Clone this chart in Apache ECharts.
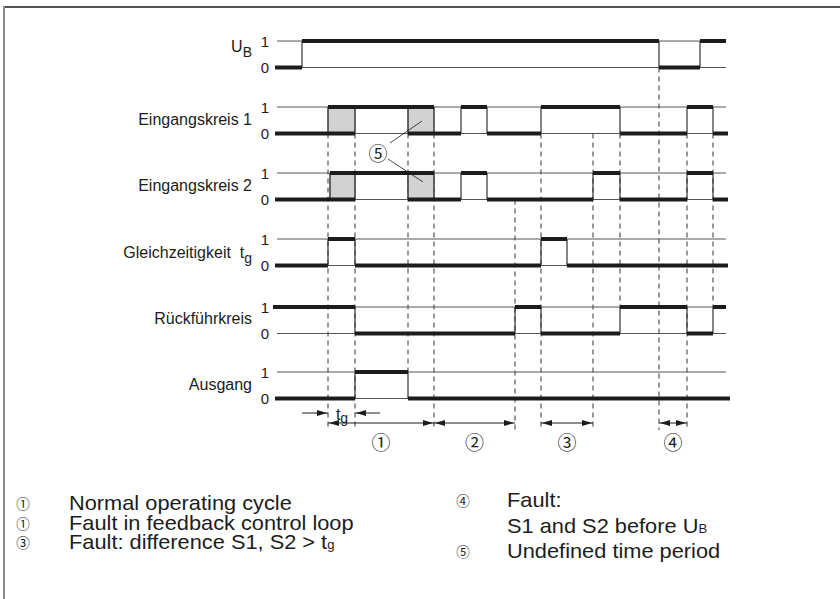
<!DOCTYPE html>
<html>
<head>
<meta charset="utf-8">
<title>Timing diagram</title>
<script src="https://cdn.jsdelivr.net/npm/echarts@6/dist/echarts.min.js"></script>
<style>
  html, body { margin: 0; padding: 0; background: #fff; }
  #main { width: 840px; height: 599px; }
</style>
</head>
<body>
<div id="main"></div>
<script>
// signal rows, top to bottom
const rowLabels = ['U{s|B}', 'Eingangskreis 1', 'Eingangskreis 2', 'Gleichzeitigkeit  t{s|g}', 'Rückführkreis', 'Ausgang'];

// switching instants and the level held after each of them ('x' = undefined)
const ubTimes = [275, 302, 659, 700, 726];
const ubLevels = [0, 1, 0, 1];
const e1Times = [275, 328, 355, 408, 434, 461, 487, 541, 620, 687, 713, 728];
const e1Levels = [0, 'x', 1, 'x', 0, 1, 0, 1, 0, 1, 0];
const e2Times = [275, 330, 355, 408, 434, 461, 487, 593, 620, 687, 713, 728];
const e2Levels = [0, 'x', 1, 'x', 0, 1, 0, 1, 0, 1, 0];
const gTimes = [275, 328, 355, 541, 567, 728];
const gLevels = [0, 1, 0, 1, 0];
const rTimes = [273, 355, 515, 541, 620, 687, 713, 726];
const rLevels = [1, 0, 1, 0, 1, 0, 1];
const aTimes = [275, 355, 408, 730];
const aLevels = [0, 1, 0];

// dashed marker lines: [time, from row, to row]  (row 6 = down to the arrows)
const markerLines = [
    [328, 1, 6], [355, 1, 6], [408, 1, 5], [434, 1, 6], [515, 2, 6], [541, 1, 6],
    [593, 1, 6], [620, 1, 4], [659, 0, 6], [687, 1, 6], [713, 1, 4]
];

// intervals marked under the diagram
const spanStarts = [328, 434, 541, 659];
const spanEnds = [434, 515, 593, 687];
const spanLabels = ['①', '②', '③', '④'];
const tgWindow = [328, 355];

// key below the chart
const keyMarksLeft = ['①', '①', '③'];
const keyTextsLeft = ['Normal operating cycle', 'Fault in feedback control loop', 'Fault: difference S1, S2 > t{s|g}'];
const keyMarksRight = ['④', '', '⑤'];
const keyTextsRight = ['Fault:', 'S1 and S2 before U{s|B}', 'Undefined time period'];

const signalTimes = [ubTimes, e1Times, e2Times, gTimes, rTimes, aTimes];
const signalLevels = [ubLevels, e1Levels, e2Levels, gLevels, rLevels, aLevels];

// layout
const levelHigh = [41, 107, 173, 239, 307, 372];
const levelGap = 26.5;
const labelY = [46, 119, 185, 252, 318, 384];
const refStart = 277, refEnd = 726;
const bottomY = 430, spanY = 423, tgY = 413, spanLabelY = 441;
const FONT = '"Liberation Sans", Arial, "Noto Sans CJK SC", sans-serif';
const MARKFONT = '"Noto Sans CJK SC", sans-serif';
const INK = '#1c1c1c';

function seg(api, x1, y1, x2, y2, style) {
    const a = api.coord([x1, y1]), b = api.coord([x2, y2]);
    return { type: 'line', shape: { x1: a[0], y1: a[1], x2: b[0], y2: b[1] }, style: style };
}

function head(api, tx, ty, dir) {
    const p = api.coord([tx, ty]);
    const len = 10, half = 3;
    return {
        type: 'polygon',
        shape: { points: [[p[0], p[1]], [p[0] - dir * len, p[1] - half], [p[0] - dir * len, p[1] + half]] },
        style: { fill: INK }
    };
}

function text(api, x, y, str, opt) {
    const p = api.coord([x, y]);
    return {
        type: 'text', x: p[0], y: p[1],
        style: Object.assign({
            text: str, fill: INK, font: '16px ' + FONT, align: 'right', verticalAlign: 'middle'
        }, opt)
    };
}

function renderSignal(params, api) {
    const r = params.dataIndex;
    const times = signalTimes[r], levels = signalLevels[r];
    const yHi = levelHigh[r], yLo = yHi + levelGap;
    const thin = { stroke: '#555', lineWidth: 1 };
    const thick = { stroke: INK, lineWidth: 4, lineCap: 'butt' };
    const kids = [];
    kids.push(seg(api, refStart, yHi, refEnd, yHi, thin));
    kids.push(seg(api, refStart, yLo, refEnd, yLo, thin));
    for (let i = 0; i < levels.length; i++) {
        const t0 = times[i], t1 = times[i + 1], v = levels[i];
        if (v === 'x') {
            const a = api.coord([t0, yHi]), b = api.coord([t1, yLo]);
            kids.push({ type: 'rect', shape: { x: a[0], y: a[1], width: b[0] - a[0], height: b[1] - a[1] },
                style: { fill: '#d2d2d2', stroke: '#777', lineWidth: 1 } });
        }
        if (i > 0) kids.push(seg(api, t0, yHi, t0, yLo, { stroke: '#333', lineWidth: 1.2 }));
    }
    for (let i = 0; i < levels.length; i++) {
        const t0 = times[i], t1 = times[i + 1], v = levels[i];
        if (v === 1 || v === 'x') kids.push(seg(api, t0, yHi, t1, yHi, thick));
        if (v === 0 || v === 'x') kids.push(seg(api, t0, yLo, t1, yLo, thick));
    }
    kids.push(text(api, 269, yHi, '1', { font: '15px ' + FONT }));
    kids.push(text(api, 269, yLo, '0', { font: '15px ' + FONT }));
    kids.push(text(api, 252, labelY[r], rowLabels[r], {
        font: '16px ' + FONT, lineHeight: 26,
        rich: { s: { fontSize: 14, fontFamily: 'Liberation Sans', lineHeight: 12, verticalAlign: 'bottom', fill: INK } }
    }));
    return { type: 'group', children: kids };
}

function rowBottom(row) {
    return row === 6 ? bottomY : levelHigh[row];
}

function renderMarker(params, api) {
    const m = markerLines[params.dataIndex];
    return seg(api, m[0], levelHigh[m[1]] + levelGap, m[0], rowBottom(m[2]),
        { stroke: '#333', lineWidth: 1, lineDash: [5, 4] });
}

function renderNotes(params, api) {
    const kids = [];
    const st = { stroke: INK, lineWidth: 1 };
    for (let i = 0; i < spanStarts.length; i++) {
        kids.push(seg(api, spanStarts[i], spanY, spanEnds[i], spanY, st));
        kids.push(head(api, spanStarts[i] + 1, spanY, -1));
        kids.push(head(api, spanEnds[i] - 1, spanY, 1));
        kids.push(text(api, (spanStarts[i] + spanEnds[i]) / 2, spanLabelY, spanLabels[i],
            { font: '19px ' + MARKFONT, align: 'center', lineHeight: 18 }));
    }
    kids.push(seg(api, tgWindow[0] - 26, tgY, tgWindow[0], tgY, st));
    kids.push(head(api, tgWindow[0] - 1, tgY, 1));
    kids.push(seg(api, tgWindow[1], tgY, tgWindow[1] + 25, tgY, st));
    kids.push(head(api, tgWindow[1] + 1, tgY, -1));
    kids.push(text(api, 342, tgY + 1, 't{s|g}', {
        font: '16px ' + FONT, align: 'center', lineHeight: 22,
        rich: { s: { fontSize: 14, lineHeight: 12, verticalAlign: 'bottom', fill: INK } }
    }));
    // undefined period callout
    kids.push(seg(api, 390, 143, 422, 121, { stroke: INK, lineWidth: 0.8 }));
    kids.push(seg(api, 388, 159, 423, 182, { stroke: INK, lineWidth: 0.8 }));
    kids.push(text(api, 378, 152, '⑤', { font: '19px ' + MARKFONT, align: 'center', lineHeight: 18 }));
    return { type: 'group', children: kids };
}

const keyRich = { s: { fontSize: 12, lineHeight: 4, verticalAlign: 'bottom', fill: INK } };
const markStyle = { font: '13.5px ' + MARKFONT, lineHeight: 15, fill: INK, align: 'center', verticalAlign: 'middle' };
const graphics = [
    { type: 'line', shape: { x1: 4, y1: 7, x2: 840, y2: 7 }, style: { stroke: '#1a1a1a', lineWidth: 1.5 } },
    { type: 'line', shape: { x1: 4, y1: 6, x2: 4, y2: 599 }, style: { stroke: '#8a8a8a', lineWidth: 2 } }
];
keyTextsLeft.forEach(function (t, i) {
    const y = 503 + i * 19.5;
    graphics.push({ type: 'text', x: 23, y: y, style: Object.assign({ text: keyMarksLeft[i] }, markStyle) });
    graphics.push({ type: 'text', x: 69, y: y, scaleX: 1.09, style: { text: t, font: '20px ' + FONT, fill: INK, verticalAlign: 'middle', lineHeight: 19, rich: keyRich } });
});
const rightY = [500, 526, 551];
keyTextsRight.forEach(function (t, i) {
    if (keyMarksRight[i]) {
        graphics.push({ type: 'text', x: 463, y: rightY[i], style: Object.assign({ text: keyMarksRight[i] }, markStyle) });
    }
    graphics.push({ type: 'text', x: 507, y: rightY[i], scaleX: 1.09, style: { text: t, font: '20px ' + FONT, fill: INK, verticalAlign: 'middle', lineHeight: 19, rich: keyRich } });
});

const chart = echarts.init(document.getElementById('main'), null, { renderer: 'svg' });
chart.setOption({
    animation: false,
    backgroundColor: '#fff',
    grid: { left: 0, right: 0, top: 0, bottom: 0 },
    xAxis: { type: 'value', min: 0, max: 840, show: false },
    yAxis: { type: 'value', min: 0, max: 599, inverse: true, show: false },
    graphic: graphics,
    series: [
        { type: 'custom', renderItem: renderMarker, data: markerLines.map(function (m) { return [m[0], 0]; }), z: 1 },
        { type: 'custom', renderItem: renderSignal, data: signalTimes.map(function (t, i) { return [t[0], i]; }), z: 2 },
        { type: 'custom', renderItem: renderNotes, data: [[0, 0]], z: 3 }
    ]
});
</script>
</body>
</html>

^^^^^^^^

Pictures are excluded; extract exactly the lines from the start of the data through the line that holds "1', 'Eingangskreis 2', 'Gleichzeitigkeit", both ends included.

- _Response to the task_:
Clone this chart in Apache ECharts.
<!DOCTYPE html>
<html>
<head>
<meta charset="utf-8">
<title>Timing diagram</title>
<script src="https://cdn.jsdelivr.net/npm/echarts@6/dist/echarts.min.js"></script>
<style>
  html, body { margin: 0; padding: 0; background: #fff; }
  #main { width: 840px; height: 599px; }
</style>
</head>
<body>
<div id="main"></div>
<script>
// signal rows, top to bottom
const rowLabels = ['U{s|B}', 'Eingangskreis 1', 'Eingangskreis 2', 'Gleichzeitigkeit  t{s|g}', 'Rückführkreis', 'Ausgang'];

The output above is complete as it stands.